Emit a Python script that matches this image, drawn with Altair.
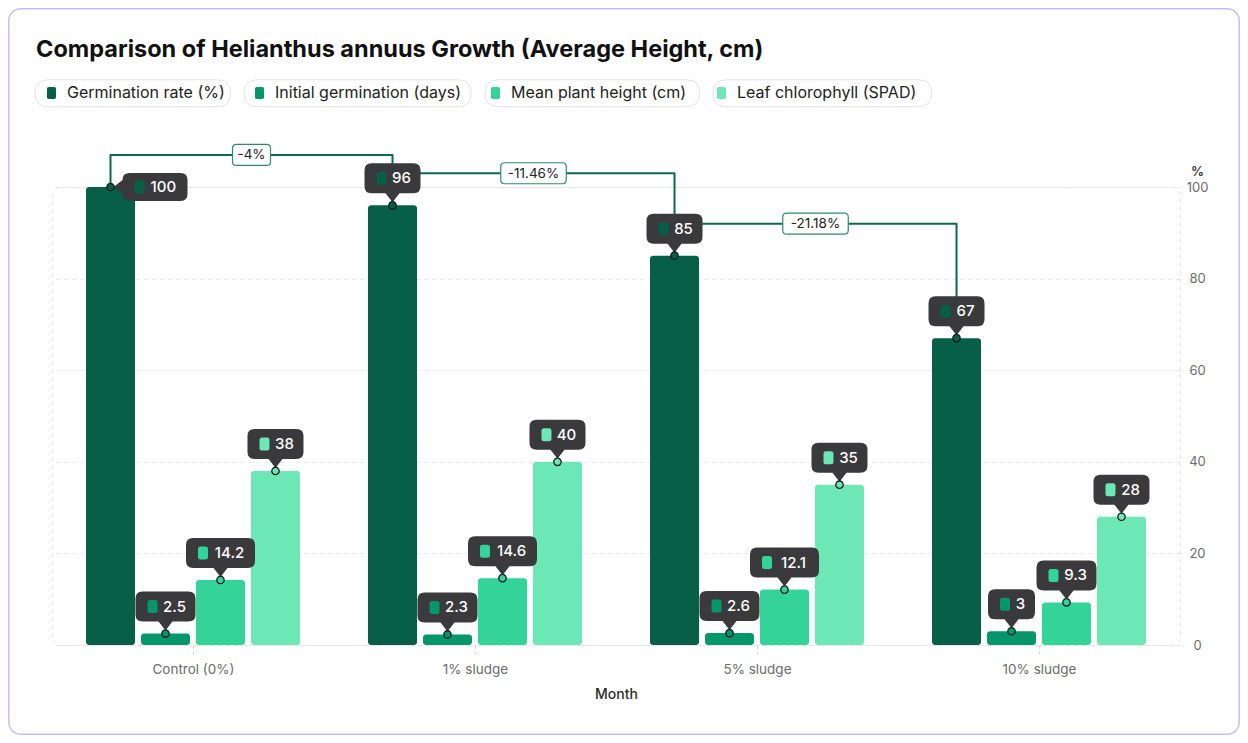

--

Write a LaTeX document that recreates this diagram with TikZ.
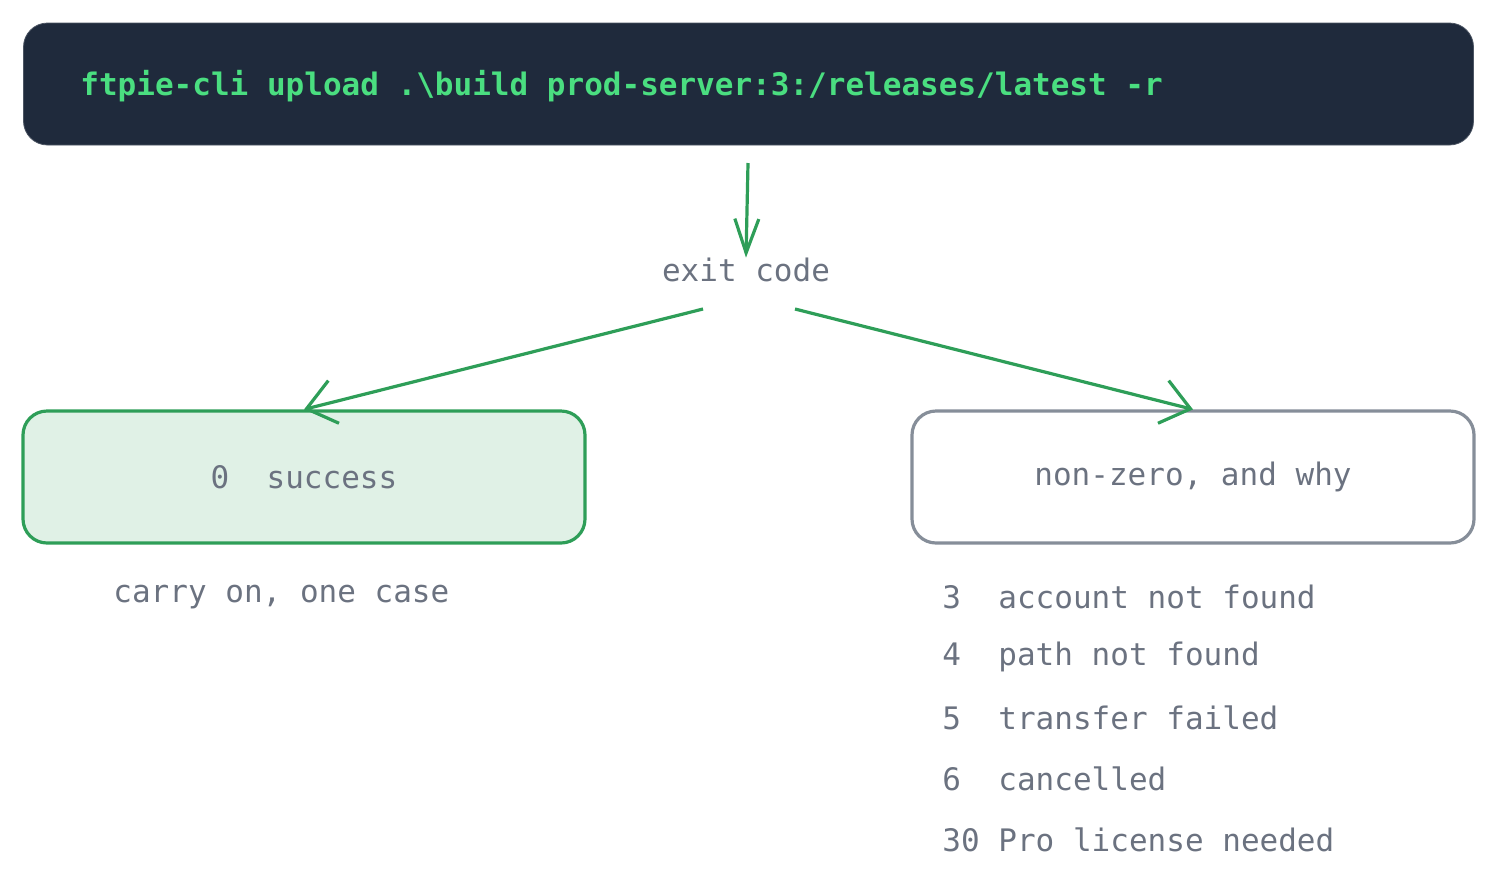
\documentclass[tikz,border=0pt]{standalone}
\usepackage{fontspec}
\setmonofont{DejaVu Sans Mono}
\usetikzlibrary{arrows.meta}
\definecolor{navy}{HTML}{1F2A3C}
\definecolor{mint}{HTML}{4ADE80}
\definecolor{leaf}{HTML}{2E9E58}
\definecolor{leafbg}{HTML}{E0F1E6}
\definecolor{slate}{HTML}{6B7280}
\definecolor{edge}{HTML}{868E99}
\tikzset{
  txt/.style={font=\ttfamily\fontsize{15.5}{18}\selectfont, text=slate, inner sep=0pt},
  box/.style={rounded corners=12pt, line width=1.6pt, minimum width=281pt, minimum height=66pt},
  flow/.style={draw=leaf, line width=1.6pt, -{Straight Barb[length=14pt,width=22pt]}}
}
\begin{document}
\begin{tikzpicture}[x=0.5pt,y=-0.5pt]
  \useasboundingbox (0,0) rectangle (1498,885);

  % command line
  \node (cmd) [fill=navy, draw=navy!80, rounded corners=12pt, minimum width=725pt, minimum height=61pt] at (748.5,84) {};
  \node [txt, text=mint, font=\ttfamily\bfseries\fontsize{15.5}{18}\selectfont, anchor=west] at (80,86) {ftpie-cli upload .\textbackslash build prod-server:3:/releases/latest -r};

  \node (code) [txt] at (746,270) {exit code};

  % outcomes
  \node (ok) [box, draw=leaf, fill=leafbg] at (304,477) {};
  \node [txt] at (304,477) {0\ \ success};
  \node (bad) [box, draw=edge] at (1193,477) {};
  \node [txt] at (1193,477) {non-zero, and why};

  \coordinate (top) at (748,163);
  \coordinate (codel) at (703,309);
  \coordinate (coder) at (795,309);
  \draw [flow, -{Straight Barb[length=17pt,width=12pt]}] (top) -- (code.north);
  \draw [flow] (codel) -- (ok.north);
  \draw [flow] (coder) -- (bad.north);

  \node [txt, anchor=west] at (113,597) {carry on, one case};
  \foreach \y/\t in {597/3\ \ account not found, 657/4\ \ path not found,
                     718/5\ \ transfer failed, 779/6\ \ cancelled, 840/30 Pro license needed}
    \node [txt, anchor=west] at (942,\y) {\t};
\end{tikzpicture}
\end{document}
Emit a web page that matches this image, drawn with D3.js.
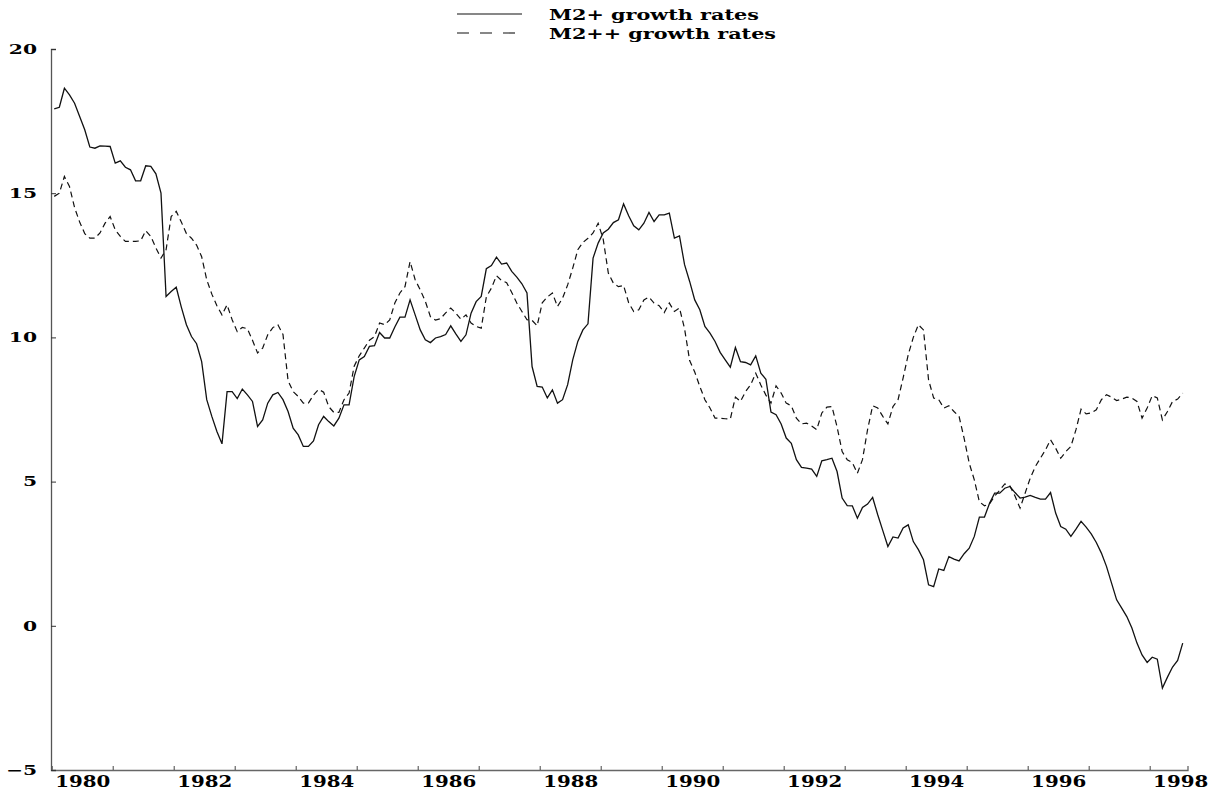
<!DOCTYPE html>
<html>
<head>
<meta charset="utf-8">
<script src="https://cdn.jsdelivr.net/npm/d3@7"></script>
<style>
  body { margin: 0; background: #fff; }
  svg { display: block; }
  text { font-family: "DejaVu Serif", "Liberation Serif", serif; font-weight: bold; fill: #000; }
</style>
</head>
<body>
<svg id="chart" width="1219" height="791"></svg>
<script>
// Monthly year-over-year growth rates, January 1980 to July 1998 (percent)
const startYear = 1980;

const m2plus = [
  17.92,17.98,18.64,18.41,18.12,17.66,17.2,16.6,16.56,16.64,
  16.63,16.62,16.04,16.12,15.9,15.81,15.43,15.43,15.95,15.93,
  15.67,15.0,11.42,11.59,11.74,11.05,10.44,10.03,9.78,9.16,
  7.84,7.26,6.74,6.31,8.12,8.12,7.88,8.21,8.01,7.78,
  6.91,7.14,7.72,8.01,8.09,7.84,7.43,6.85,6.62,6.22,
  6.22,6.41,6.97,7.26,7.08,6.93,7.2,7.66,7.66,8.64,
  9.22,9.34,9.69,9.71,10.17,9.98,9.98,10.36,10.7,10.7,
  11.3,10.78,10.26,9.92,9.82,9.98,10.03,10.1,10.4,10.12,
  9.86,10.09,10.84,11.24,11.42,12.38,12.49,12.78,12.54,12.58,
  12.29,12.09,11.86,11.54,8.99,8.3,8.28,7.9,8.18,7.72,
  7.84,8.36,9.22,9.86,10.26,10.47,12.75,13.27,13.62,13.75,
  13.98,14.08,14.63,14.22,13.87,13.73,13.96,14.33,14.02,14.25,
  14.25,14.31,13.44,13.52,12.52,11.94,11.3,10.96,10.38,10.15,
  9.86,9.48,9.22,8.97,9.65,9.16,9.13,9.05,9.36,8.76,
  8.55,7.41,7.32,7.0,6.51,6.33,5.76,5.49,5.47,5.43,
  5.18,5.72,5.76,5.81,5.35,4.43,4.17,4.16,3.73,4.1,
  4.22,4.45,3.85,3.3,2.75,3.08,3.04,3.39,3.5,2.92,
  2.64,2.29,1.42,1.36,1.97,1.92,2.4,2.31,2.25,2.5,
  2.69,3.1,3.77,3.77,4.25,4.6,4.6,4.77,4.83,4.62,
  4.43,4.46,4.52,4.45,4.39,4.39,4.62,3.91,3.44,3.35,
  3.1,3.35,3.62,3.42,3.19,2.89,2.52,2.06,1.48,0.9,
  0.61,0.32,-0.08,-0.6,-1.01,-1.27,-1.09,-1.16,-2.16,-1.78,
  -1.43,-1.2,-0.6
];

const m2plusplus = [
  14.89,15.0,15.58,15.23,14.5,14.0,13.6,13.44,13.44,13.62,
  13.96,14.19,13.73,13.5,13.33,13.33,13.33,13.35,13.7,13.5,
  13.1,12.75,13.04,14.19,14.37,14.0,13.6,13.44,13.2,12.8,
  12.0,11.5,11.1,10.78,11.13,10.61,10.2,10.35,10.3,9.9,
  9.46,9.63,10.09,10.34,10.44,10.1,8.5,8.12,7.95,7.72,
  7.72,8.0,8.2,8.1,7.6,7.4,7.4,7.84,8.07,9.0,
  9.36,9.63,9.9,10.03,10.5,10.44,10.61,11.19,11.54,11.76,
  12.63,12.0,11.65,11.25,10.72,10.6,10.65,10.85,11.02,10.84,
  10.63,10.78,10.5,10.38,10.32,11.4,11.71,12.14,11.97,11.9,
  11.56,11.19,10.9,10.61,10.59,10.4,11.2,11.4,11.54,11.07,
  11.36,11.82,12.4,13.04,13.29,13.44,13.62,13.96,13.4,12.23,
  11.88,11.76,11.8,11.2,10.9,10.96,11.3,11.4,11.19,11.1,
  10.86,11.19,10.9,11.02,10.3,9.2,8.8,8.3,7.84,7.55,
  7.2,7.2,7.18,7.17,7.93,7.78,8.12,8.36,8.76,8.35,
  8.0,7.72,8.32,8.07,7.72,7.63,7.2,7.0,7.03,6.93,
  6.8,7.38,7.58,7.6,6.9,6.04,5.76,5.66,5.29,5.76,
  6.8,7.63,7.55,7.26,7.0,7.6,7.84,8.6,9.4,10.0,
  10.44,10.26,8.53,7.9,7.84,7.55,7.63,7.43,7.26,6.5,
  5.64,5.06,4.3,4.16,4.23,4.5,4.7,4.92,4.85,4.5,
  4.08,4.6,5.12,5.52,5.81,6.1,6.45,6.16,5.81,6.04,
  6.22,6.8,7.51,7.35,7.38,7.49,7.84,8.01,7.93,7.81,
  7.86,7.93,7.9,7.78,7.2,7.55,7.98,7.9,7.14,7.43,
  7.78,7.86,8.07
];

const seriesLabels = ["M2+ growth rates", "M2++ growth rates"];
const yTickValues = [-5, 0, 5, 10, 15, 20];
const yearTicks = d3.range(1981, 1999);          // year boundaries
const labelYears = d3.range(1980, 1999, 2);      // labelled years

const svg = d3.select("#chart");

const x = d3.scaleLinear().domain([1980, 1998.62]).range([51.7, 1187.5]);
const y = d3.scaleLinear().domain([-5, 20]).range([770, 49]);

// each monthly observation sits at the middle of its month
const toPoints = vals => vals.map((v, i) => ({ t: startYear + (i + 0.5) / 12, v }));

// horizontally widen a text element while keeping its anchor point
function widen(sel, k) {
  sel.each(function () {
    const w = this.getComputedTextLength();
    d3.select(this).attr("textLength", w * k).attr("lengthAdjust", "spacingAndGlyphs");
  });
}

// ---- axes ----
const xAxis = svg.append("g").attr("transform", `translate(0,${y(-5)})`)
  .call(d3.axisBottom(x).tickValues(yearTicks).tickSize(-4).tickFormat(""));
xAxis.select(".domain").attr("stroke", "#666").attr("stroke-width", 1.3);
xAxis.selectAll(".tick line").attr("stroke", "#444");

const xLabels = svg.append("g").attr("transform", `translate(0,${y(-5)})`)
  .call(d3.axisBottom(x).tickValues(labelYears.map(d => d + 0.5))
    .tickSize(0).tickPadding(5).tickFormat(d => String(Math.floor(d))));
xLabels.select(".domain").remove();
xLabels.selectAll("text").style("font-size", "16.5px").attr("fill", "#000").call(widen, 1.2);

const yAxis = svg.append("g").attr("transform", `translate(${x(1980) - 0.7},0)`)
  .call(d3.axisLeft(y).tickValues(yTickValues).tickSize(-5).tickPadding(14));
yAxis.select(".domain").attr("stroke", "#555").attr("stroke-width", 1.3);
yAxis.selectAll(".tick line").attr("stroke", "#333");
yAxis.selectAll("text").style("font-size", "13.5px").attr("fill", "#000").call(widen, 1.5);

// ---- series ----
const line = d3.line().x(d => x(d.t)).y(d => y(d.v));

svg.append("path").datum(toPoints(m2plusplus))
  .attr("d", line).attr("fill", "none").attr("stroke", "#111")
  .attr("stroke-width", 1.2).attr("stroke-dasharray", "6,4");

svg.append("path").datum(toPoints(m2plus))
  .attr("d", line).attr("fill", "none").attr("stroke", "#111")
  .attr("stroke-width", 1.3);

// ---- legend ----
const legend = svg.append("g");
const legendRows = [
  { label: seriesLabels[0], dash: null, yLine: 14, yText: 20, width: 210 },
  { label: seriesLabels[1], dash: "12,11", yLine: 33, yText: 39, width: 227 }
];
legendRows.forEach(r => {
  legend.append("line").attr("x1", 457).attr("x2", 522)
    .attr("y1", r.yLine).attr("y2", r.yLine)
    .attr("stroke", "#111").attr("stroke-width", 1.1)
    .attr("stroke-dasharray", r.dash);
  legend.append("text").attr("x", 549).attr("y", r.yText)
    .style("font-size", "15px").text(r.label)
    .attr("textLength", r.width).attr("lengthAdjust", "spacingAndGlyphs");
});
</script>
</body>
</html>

* * *

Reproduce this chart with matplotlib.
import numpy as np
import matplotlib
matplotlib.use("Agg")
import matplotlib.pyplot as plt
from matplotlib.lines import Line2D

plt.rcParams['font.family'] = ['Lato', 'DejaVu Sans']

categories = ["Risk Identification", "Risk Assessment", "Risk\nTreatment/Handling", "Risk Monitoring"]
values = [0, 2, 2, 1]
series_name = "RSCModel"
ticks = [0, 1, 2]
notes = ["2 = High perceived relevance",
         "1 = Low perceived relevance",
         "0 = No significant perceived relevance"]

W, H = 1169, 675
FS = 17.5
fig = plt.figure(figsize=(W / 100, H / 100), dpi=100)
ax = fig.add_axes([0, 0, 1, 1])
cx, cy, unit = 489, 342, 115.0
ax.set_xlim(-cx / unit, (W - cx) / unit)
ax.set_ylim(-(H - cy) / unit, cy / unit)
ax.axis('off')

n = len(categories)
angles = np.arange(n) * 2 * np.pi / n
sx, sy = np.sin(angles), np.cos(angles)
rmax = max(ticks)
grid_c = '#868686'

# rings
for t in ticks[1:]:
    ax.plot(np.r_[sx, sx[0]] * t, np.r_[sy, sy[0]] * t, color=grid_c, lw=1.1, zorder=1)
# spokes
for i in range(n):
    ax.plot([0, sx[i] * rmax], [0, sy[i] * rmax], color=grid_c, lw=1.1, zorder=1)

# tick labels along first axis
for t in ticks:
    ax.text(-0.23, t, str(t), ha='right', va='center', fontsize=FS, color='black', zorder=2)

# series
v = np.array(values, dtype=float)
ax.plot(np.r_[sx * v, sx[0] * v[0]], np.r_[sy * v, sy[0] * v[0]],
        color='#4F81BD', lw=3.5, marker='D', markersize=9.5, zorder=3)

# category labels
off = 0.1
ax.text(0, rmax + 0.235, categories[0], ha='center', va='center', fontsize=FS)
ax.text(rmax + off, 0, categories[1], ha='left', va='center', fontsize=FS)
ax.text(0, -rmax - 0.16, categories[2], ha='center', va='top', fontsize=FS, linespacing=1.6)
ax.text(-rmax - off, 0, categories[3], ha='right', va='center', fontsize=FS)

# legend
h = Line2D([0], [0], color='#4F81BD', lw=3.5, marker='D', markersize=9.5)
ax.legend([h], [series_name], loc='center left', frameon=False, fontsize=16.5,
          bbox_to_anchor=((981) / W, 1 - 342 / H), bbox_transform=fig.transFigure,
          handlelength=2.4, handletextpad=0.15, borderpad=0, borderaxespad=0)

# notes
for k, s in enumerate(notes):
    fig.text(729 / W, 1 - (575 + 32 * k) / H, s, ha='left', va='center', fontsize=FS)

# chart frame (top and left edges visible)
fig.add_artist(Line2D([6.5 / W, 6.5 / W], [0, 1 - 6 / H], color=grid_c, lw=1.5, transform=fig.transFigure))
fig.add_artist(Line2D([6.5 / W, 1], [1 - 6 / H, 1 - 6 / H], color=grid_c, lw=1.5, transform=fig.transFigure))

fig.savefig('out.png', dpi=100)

Requirement: Will you return exactly the lines above from the one with "Reproduce this chart with matplotlib." down to the one with "plt.rcParams['font.family'] = ['Lato', 'DejaVu", counting both as part of the range?

Result:
Reproduce this chart with matplotlib.
import numpy as np
import matplotlib
matplotlib.use("Agg")
import matplotlib.pyplot as plt
from matplotlib.lines import Line2D

plt.rcParams['font.family'] = ['Lato', 'DejaVu Sans']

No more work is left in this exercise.